***** Given entries *****

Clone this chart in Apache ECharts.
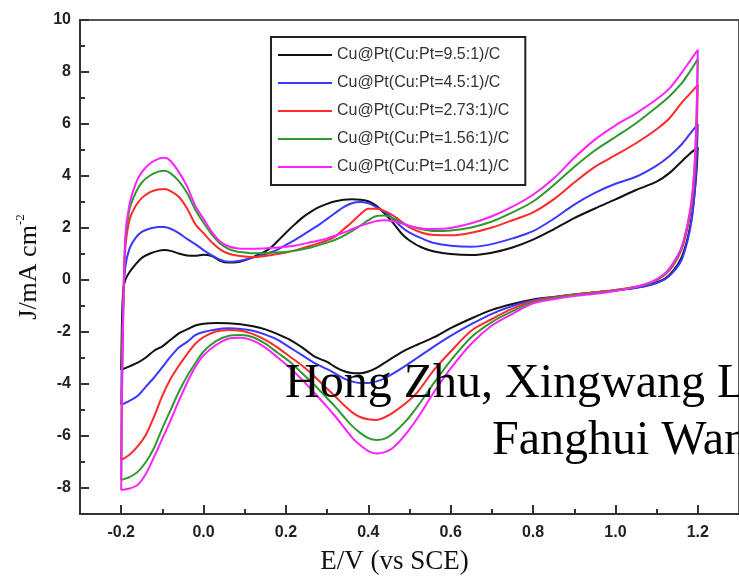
<!DOCTYPE html>
<html>
<head>
<meta charset="utf-8">
<script src="https://cdn.jsdelivr.net/npm/echarts@6/dist/echarts.min.js"></script>
<style>
  html, body { margin: 0; padding: 0; background: #fff; }
  #chart { width: 739px; height: 580px; }
</style>
</head>
<body>
<div id="chart"></div>
<script>
// Cyclic voltammograms of Cu@Pt/C catalysts: forward (anodic) scan from -0.2 V to 1.2 V,
// then reverse (cathodic) scan back to -0.2 V.

// Potentials of the forward scan (V vs SCE)
const anodicE = [-0.2, -0.198, -0.195, -0.19, -0.18, -0.165, -0.15, -0.13, -0.11, -0.095,
  -0.08, -0.06, -0.04, -0.02, 0, 0.02, 0.04, 0.06, 0.08, 0.1,
  0.12, 0.14, 0.16, 0.18, 0.2, 0.22, 0.24, 0.26, 0.28, 0.3,
  0.32, 0.34, 0.36, 0.38, 0.4, 0.42, 0.44, 0.46, 0.48, 0.5,
  0.53, 0.56, 0.6, 0.65, 0.7, 0.75, 0.8, 0.85, 0.9, 0.95,
  1.0, 1.05, 1.1, 1.13, 1.16, 1.18, 1.2];

// Potentials of the reverse scan (V vs SCE)
const cathodicE = [1.197, 1.192, 1.185, 1.175, 1.16, 1.14, 1.12, 1.09, 1.05, 1.0,
  0.95, 0.9, 0.85, 0.8, 0.75, 0.7, 0.65, 0.6, 0.56, 0.52,
  0.49, 0.46, 0.44, 0.42, 0.4, 0.38, 0.36, 0.34, 0.32, 0.3,
  0.27, 0.24, 0.21, 0.18, 0.15, 0.12, 0.09, 0.06, 0.03, 0,
  -0.02, -0.04, -0.06, -0.08, -0.1, -0.12, -0.14, -0.16, -0.18, -0.2];

// Current density J (mA cm^-2)
const j95Anodic = [-3.46, -1.5, -0.4, 0.0, 0.3, 0.6, 0.85, 1.02, 1.12, 1.15,
  1.12, 1.02, 0.94, 0.93, 0.97, 0.92, 0.74, 0.67, 0.68, 0.76,
  0.88, 1.02, 1.2, 1.5, 1.82, 2.12, 2.4, 2.62, 2.8, 2.93,
  3.03, 3.09, 3.11, 3.09, 3.03, 2.85, 2.55, 2.2, 1.8, 1.52,
  1.25, 1.1, 1.0, 0.96, 1.05, 1.25, 1.55, 1.95, 2.38, 2.75,
  3.1, 3.46, 3.78, 4.1, 4.55, 4.85, 5.1];
const j95Cathodic = [4.2, 3.3, 2.4, 1.6, 0.85, 0.35, 0.05, -0.15, -0.3, -0.4,
  -0.48, -0.56, -0.65, -0.75, -0.92, -1.15, -1.48, -1.85, -2.2, -2.48,
  -2.7, -2.98, -3.18, -3.38, -3.52, -3.59, -3.58, -3.5, -3.35, -3.15,
  -2.95, -2.6, -2.3, -2.08, -1.9, -1.78, -1.7, -1.66, -1.65, -1.68,
  -1.75, -1.9, -2.05, -2.3, -2.55, -2.72, -2.98, -3.18, -3.32, -3.46];

const j45Anodic = [-4.8, -2.5, -0.8, 0.5, 1.2, 1.62, 1.85, 1.98, 2.04, 2.04,
  1.97, 1.8, 1.58, 1.38, 1.15, 0.95, 0.78, 0.7, 0.72, 0.78,
  0.86, 0.95, 1.05, 1.17, 1.35, 1.52, 1.72, 1.92, 2.12, 2.35,
  2.58, 2.8, 2.95, 3.0, 2.95, 2.8, 2.62, 2.35, 2.05, 1.82,
  1.6, 1.42, 1.32, 1.28, 1.38, 1.6, 1.88, 2.35, 2.9, 3.35,
  3.7, 3.97, 4.4, 4.75, 5.2, 5.6, 6.0];
const j45Cathodic = [4.6, 3.3, 2.3, 1.5, 0.75, 0.3, 0.02, -0.17, -0.3, -0.4,
  -0.48, -0.56, -0.66, -0.78, -1.0, -1.3, -1.7, -2.15, -2.55, -2.98,
  -3.3, -3.6, -3.78, -3.9, -3.96, -3.96, -3.9, -3.78, -3.6, -3.43,
  -3.2, -2.9, -2.6, -2.3, -2.1, -1.95, -1.88, -1.86, -1.9, -2.0,
  -2.12, -2.38, -2.6, -2.95, -3.35, -3.75, -4.1, -4.45, -4.65, -4.8];

const j273Anodic = [-6.92, -3.5, -1.0, 1.2, 2.3, 2.85, 3.15, 3.38, 3.48, 3.5,
  3.42, 3.2, 2.75, 2.15, 1.8, 1.45, 1.18, 1.02, 0.94, 0.9,
  0.88, 0.9, 0.95, 1.0, 1.06, 1.13, 1.22, 1.32, 1.42, 1.53,
  1.68, 1.95, 2.22, 2.52, 2.74, 2.74, 2.65, 2.48, 2.25, 2.02,
  1.82, 1.73, 1.72, 1.82, 2.02, 2.3, 2.6, 3.1, 3.75, 4.35,
  4.8, 5.26, 5.8, 6.2, 6.8, 7.15, 7.5];
const j273Cathodic = [5.6, 4.0, 2.9, 2.0, 1.15, 0.55, 0.2, -0.08, -0.26, -0.38,
  -0.47, -0.56, -0.67, -0.82, -1.1, -1.5, -1.95, -2.75, -3.45, -4.3,
  -4.75, -5.1, -5.28, -5.38, -5.36, -5.27, -5.08, -4.8, -4.48, -4.18,
  -3.72, -3.3, -2.95, -2.6, -2.3, -2.08, -1.95, -1.92, -1.98, -2.2,
  -2.45, -2.85, -3.3, -3.8, -4.45, -5.25, -5.95, -6.4, -6.72, -6.92];

const j156Anodic = [-7.69, -4.0, -1.2, 1.5, 2.7, 3.35, 3.75, 4.02, 4.17, 4.2,
  4.1, 3.8, 3.35, 2.7, 2.2, 1.75, 1.4, 1.2, 1.1, 1.06,
  1.03, 1.03, 1.04, 1.06, 1.08, 1.12, 1.18, 1.25, 1.34, 1.44,
  1.55, 1.7, 1.88, 2.08, 2.3, 2.46, 2.48, 2.38, 2.22, 2.08,
  1.95, 1.88, 1.9, 2.02, 2.25, 2.6, 3.02, 3.65, 4.35, 4.98,
  5.5, 6.03, 6.65, 7.05, 7.55, 8.0, 8.5];
const j156Cathodic = [6.2, 4.3, 3.0, 2.1, 1.2, 0.6, 0.22, -0.07, -0.26, -0.4,
  -0.5, -0.58, -0.7, -0.86, -1.2, -1.62, -2.2, -3.1, -3.95, -4.85,
  -5.45, -5.9, -6.1, -6.15, -6.08, -5.88, -5.6, -5.25, -4.88, -4.55,
  -4.05, -3.6, -3.15, -2.8, -2.45, -2.2, -2.12, -2.15, -2.35, -2.75,
  -3.2, -3.7, -4.3, -5.0, -5.7, -6.45, -7.0, -7.38, -7.58, -7.69];

const j104Anodic = [-8.08, -4.5, -1.3, 1.7, 2.9, 3.7, 4.15, 4.48, 4.66, 4.7,
  4.58, 4.15, 3.6, 2.85, 2.35, 1.85, 1.48, 1.3, 1.22, 1.2,
  1.2, 1.21, 1.23, 1.25, 1.28, 1.32, 1.38, 1.45, 1.52, 1.6,
  1.7, 1.82, 1.95, 2.08, 2.18, 2.27, 2.3, 2.26, 2.18, 2.08,
  1.98, 1.96, 2.0, 2.18, 2.45, 2.82, 3.28, 3.9, 4.7, 5.4,
  5.95, 6.41, 6.95, 7.35, 7.95, 8.4, 8.85];
const j104Cathodic = [6.4, 4.4, 3.1, 2.15, 1.25, 0.65, 0.25, -0.05, -0.26, -0.42,
  -0.53, -0.62, -0.74, -0.9, -1.3, -1.75, -2.45, -3.4, -4.3, -5.3,
  -5.95, -6.45, -6.62, -6.67, -6.58, -6.35, -6.05, -5.65, -5.25, -4.88,
  -4.36, -3.85, -3.38, -2.98, -2.6, -2.33, -2.22, -2.26, -2.5, -2.9,
  -3.35, -3.95, -4.65, -5.4, -6.1, -6.8, -7.45, -7.88, -8.02, -8.08];

const seriesNames = [
  'Cu@Pt(Cu:Pt=9.5:1)/C',
  'Cu@Pt(Cu:Pt=4.5:1)/C',
  'Cu@Pt(Cu:Pt=2.73:1)/C',
  'Cu@Pt(Cu:Pt=1.56:1)/C',
  'Cu@Pt(Cu:Pt=1.04:1)/C'
];
const anodicSets = [j95Anodic, j45Anodic, j273Anodic, j156Anodic, j104Anodic];
const cathodicSets = [j95Cathodic, j45Cathodic, j273Cathodic, j156Cathodic, j104Cathodic];
const seriesColors = ['#111111', '#3a3aff', '#ff2a2a', '#2e9a2e', '#ff22ff'];

// Tick positions
const xMajorTicks = [-0.2, 0, 0.2, 0.4, 0.6, 0.8, 1.0, 1.2];
const xMinorTicks = [-0.1, 0.1, 0.3, 0.5, 0.7, 0.9, 1.1];
const yMajorTicks = [-8, -6, -4, -2, 0, 2, 4, 6, 8, 10];
const yMinorTicks = [-9, -7, -5, -3, -1, 1, 3, 5, 7, 9];

// One closed loop per catalyst: forward scan followed by reverse scan
function cvLoop(aJ, cJ) {
  const pts = [];
  anodicE.forEach((e, i) => pts.push([e, aJ[i]]));
  cathodicE.forEach((e, i) => pts.push([e, cJ[i]]));
  return pts;
}

const axisColor = '#333';
const tickLabelStyle = {
  color: '#222', fontFamily: 'Liberation Sans', fontSize: 16, fontWeight: 'bold'
};

const chart = echarts.init(document.getElementById('chart'));

chart.setOption({
  animation: false,
  backgroundColor: '#fff',
  grid: {
    left: 80, top: 20, width: 664, height: 494,
    show: true, borderColor: '#555', borderWidth: 2, backgroundColor: 'transparent'
  },
  legend: {
    orient: 'vertical', left: 271, top: 37,
    icon: 'rect', itemWidth: 54, itemHeight: 2, itemGap: 10,
    padding: [9, 16, 9, 7],
    borderColor: '#222', borderWidth: 2, backgroundColor: '#fff',
    textStyle: { fontFamily: 'Liberation Sans', fontSize: 16, color: '#333', lineHeight: 18 },
    data: seriesNames
  },
  xAxis: [{
    type: 'value', min: -0.3, max: 1.3,
    axisLine: { show: true, onZero: false, lineStyle: { color: axisColor, width: 2 } },
    axisTick: { show: true, inside: true, length: 9, customValues: xMajorTicks,
      lineStyle: { color: axisColor, width: 2 } },
    axisLabel: Object.assign({ customValues: xMajorTicks, margin: 11,
      formatter: v => v.toFixed(1) }, tickLabelStyle),
    splitLine: { show: false },
    name: 'E/V (vs SCE)', nameLocation: 'middle', nameGap: 34,
    nameTextStyle: { fontFamily: 'Liberation Serif', fontSize: 27, color: '#111', padding: [0, 30, 0, 0] }
  }, {
    type: 'value', min: -0.3, max: 1.3, position: 'bottom',
    axisLine: { show: false, onZero: false },
    axisTick: { show: true, inside: true, length: 5, customValues: xMinorTicks,
      lineStyle: { color: axisColor, width: 2 } },
    axisLabel: { show: false },
    splitLine: { show: false }
  }],
  yAxis: [{
    type: 'value', min: -9, max: 10,
    axisLine: { show: true, onZero: false, lineStyle: { color: axisColor, width: 2 } },
    axisTick: { show: true, inside: true, length: 9, customValues: yMajorTicks,
      lineStyle: { color: axisColor, width: 2 } },
    axisLabel: Object.assign({ customValues: yMajorTicks, margin: 9 }, tickLabelStyle),
    splitLine: { show: false },
    name: '{m|J/mA cm}{s|-2}', nameLocation: 'middle', nameGap: 30,
    nameTextStyle: {
      color: '#111',
      rich: {
        m: { fontFamily: 'Liberation Serif', fontSize: 26, lineHeight: 30, color: '#111' },
        s: { fontFamily: 'Liberation Serif', fontSize: 13, lineHeight: 14, verticalAlign: 'top', color: '#111' }
      }
    }
  }, {
    type: 'value', min: -9, max: 10, position: 'left',
    axisLine: { show: false, onZero: false },
    axisTick: { show: true, inside: true, length: 5, customValues: yMinorTicks,
      lineStyle: { color: axisColor, width: 2 } },
    axisLabel: { show: false },
    splitLine: { show: false }
  }],
  graphic: [{
    type: 'text', x: 285, y: 384, z: 100,
    style: { text: 'Hong Zhu, Xingwang Li,', font: '48px "Liberation Serif"', fill: '#000',
      textAlign: 'left', textVerticalAlign: 'middle' }
  }, {
    type: 'text', x: 492, y: 441, z: 100,
    style: { text: 'Fanghui Wang', font: '48px "Liberation Serif"', fill: '#000',
      textAlign: 'left', textVerticalAlign: 'middle' }
  }],
  series: seriesNames.map((name, k) => ({
    name: name, type: 'line', xAxisIndex: 0, yAxisIndex: 0,
    data: cvLoop(anodicSets[k], cathodicSets[k]),
    showSymbol: false, symbol: 'none', smooth: 0.3,
    lineStyle: { color: seriesColors[k], width: 2 },
    itemStyle: { color: seriesColors[k] }
  }))
});
</script>
</body>
</html>
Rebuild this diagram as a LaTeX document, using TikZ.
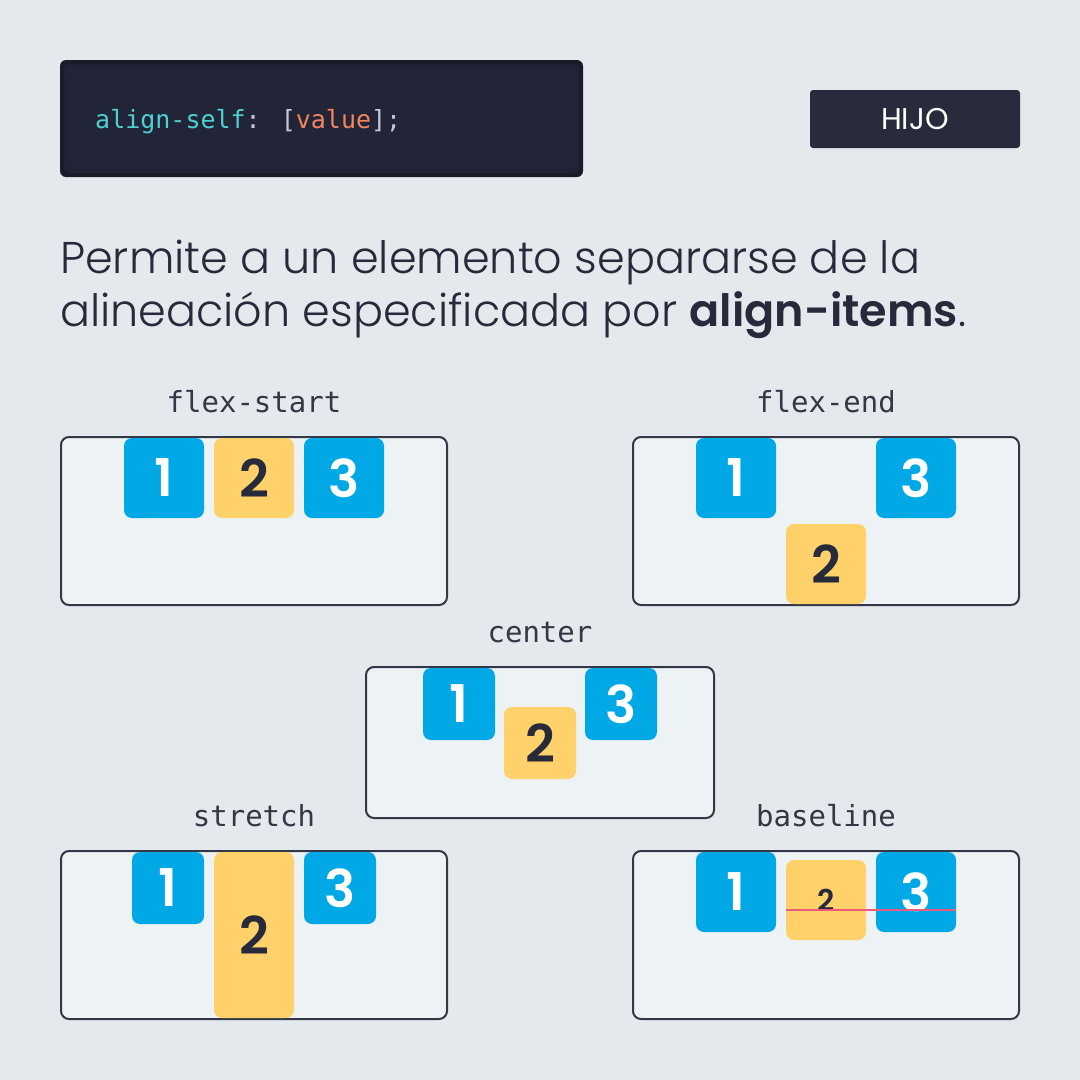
\documentclass[tikz,border=0pt]{standalone}
\usepackage{fontspec}
\setmainfont{Poppins}
\newfontfamily\bodyfont{Poppins}[UprightFont={* Light},BoldFont={* SemiBold}]
\newfontfamily\popp{Poppins}[BoldFont={* SemiBold}]
\newfontfamily\monofont{DejaVu Sans Mono}
\definecolor{bg}{HTML}{E4E9ED}
\definecolor{contfill}{HTML}{EDF2F5}
\definecolor{contline}{HTML}{343746}
\definecolor{itemblue}{HTML}{00A8E6}
\definecolor{itemyellow}{HTML}{FFD16A}
\definecolor{ink}{HTML}{262A3A}
\definecolor{pinkline}{HTML}{EC5A7C}
\definecolor{hijofill}{HTML}{282B3B}
\definecolor{codeedge}{HTML}{191B29}
\definecolor{codefill}{HTML}{222538}
\definecolor{codecyan}{HTML}{4DD0D0}
\definecolor{codesalmon}{HTML}{F4845F}
\definecolor{codegray}{HTML}{C5CAD8}
\begin{document}
\begin{tikzpicture}[x=1pt,y=-1pt,
  cont/.style={draw=contline,fill=contfill,line width=2pt,rounded corners=8pt,
    minimum width=386pt,minimum height=168pt,inner sep=0pt},
  bitem/.style={fill=itemblue,text=white,rounded corners=8pt,minimum width=80pt,
    minimum height=80pt,inner sep=0pt,font=\popp\bfseries\fontsize{52}{52}\selectfont},
  yitem/.style={bitem,fill=itemyellow,text=ink},
  lbl/.style={anchor=base,text=contline,font=\monofont\fontsize{29}{29}\selectfont},
]
\useasboundingbox (0,0) rectangle (1080,1080);
\fill[bg] (0,0) rectangle (1080,1080);

% code box
\node[fill=codeedge,rounded corners=6pt,minimum width=523pt,minimum height=117pt,inner sep=0pt] (code) at (321.5,118.5) {};
\fill[codefill!80!codeedge,rounded corners=5pt] (64,64) rectangle (579,173);
\fill[codefill,rounded corners=5pt] (68,68) rectangle (575,169);
\node[anchor=base west,inner sep=0pt,font=\monofont\fontsize{25}{25}\selectfont] (codetext) at (95,128)
  {\textcolor{codecyan}{align-self}\textcolor{codegray}{: [}\textcolor{codesalmon}{value}\textcolor{codegray}{];}};

% HIJO
\node[fill=hijofill,rounded corners=3pt,minimum width=210pt,minimum height=58pt,inner sep=0pt,
  text=white,font=\popp\fontsize{30}{30}\selectfont] (hijo) at (915,119) {HIJO};

% description
\node[anchor=base west,inner sep=0pt,text=ink,font=\bodyfont\fontsize{44.5}{44.5}\selectfont] (desc1) at (60,273)
  {Permite a un elemento separarse de la};
\node[anchor=base west,inner sep=0pt,text=ink,font=\bodyfont\fontsize{44.5}{44.5}\selectfont] (desc2) at (60,326)
  {alineación especificada por \textbf{align-items}.};

% flex-start
\node[lbl] (l1) at (254,412) {flex-start};
\node[cont] (c1) at (254,521) {};
\node[bitem] (a1) at (164,478) {1};
\node[yitem] (a2) at (254,478) {2};
\node[bitem] (a3) at (344,478) {3};

% flex-end
\node[lbl] (l2) at (826,412) {flex-end};
\node[cont] (c2) at (826,521) {};
\node[bitem] (b1) at (736,478) {1};
\node[yitem] (b2) at (826,564) {2};
\node[bitem] (b3) at (916,478) {3};

% center
\node[lbl] (l3) at (540,642) {center};
\node[cont,minimum width=348pt,minimum height=151pt] (c3) at (540,742.5) {};
\node[bitem,minimum width=72pt,minimum height=72pt] (d1) at (459,704) {1};
\node[yitem,minimum width=72pt,minimum height=72pt] (d2) at (540,743) {2};
\node[bitem,minimum width=72pt,minimum height=72pt] (d3) at (621,704) {3};

% stretch
\node[lbl] (l4) at (254,826) {stretch};
\node[cont] (c4) at (254,935) {};
\node[bitem,minimum width=72pt,minimum height=72pt] (e1) at (168,888) {1};
\node[yitem,minimum height=166pt] (e2) at (254,935) {2};
\node[bitem,minimum width=72pt,minimum height=72pt] (e3) at (340,888) {3};

% baseline
\node[lbl] (l5) at (826,826) {baseline};
\node[cont] (c5) at (826,935) {};
\node[bitem] (f1) at (736,892) {1};
\node[yitem,font=\popp\bfseries\fontsize{30}{30}\selectfont] (f2) at (826,900) {2};
\node[bitem] (f3) at (916,892) {3};
\draw[pinkline,line width=2.2pt] (f2.west |- 0,910) -- (f3.east |- 0,910);
\end{tikzpicture}
\end{document}
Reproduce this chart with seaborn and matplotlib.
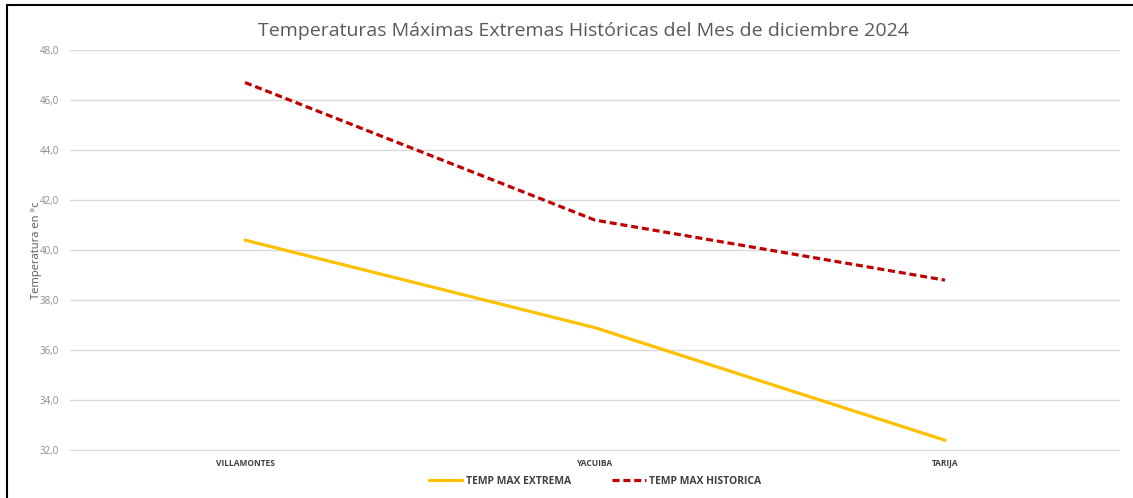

*****

Task brief –
Repeat the listing above exactly from its first line to the line containing "back to -0.2 V.", both included, and omit the pictures.

Written response –
Clone this chart in Apache ECharts.
<!DOCTYPE html>
<html>
<head>
<meta charset="utf-8">
<script src="https://cdn.jsdelivr.net/npm/echarts@6/dist/echarts.min.js"></script>
<style>
  html, body { margin: 0; padding: 0; background: #fff; }
  #chart { width: 739px; height: 580px; }
</style>
</head>
<body>
<div id="chart"></div>
<script>
// Cyclic voltammograms of Cu@Pt/C catalysts: forward (anodic) scan from -0.2 V to 1.2 V,
// then reverse (cathodic) scan back to -0.2 V.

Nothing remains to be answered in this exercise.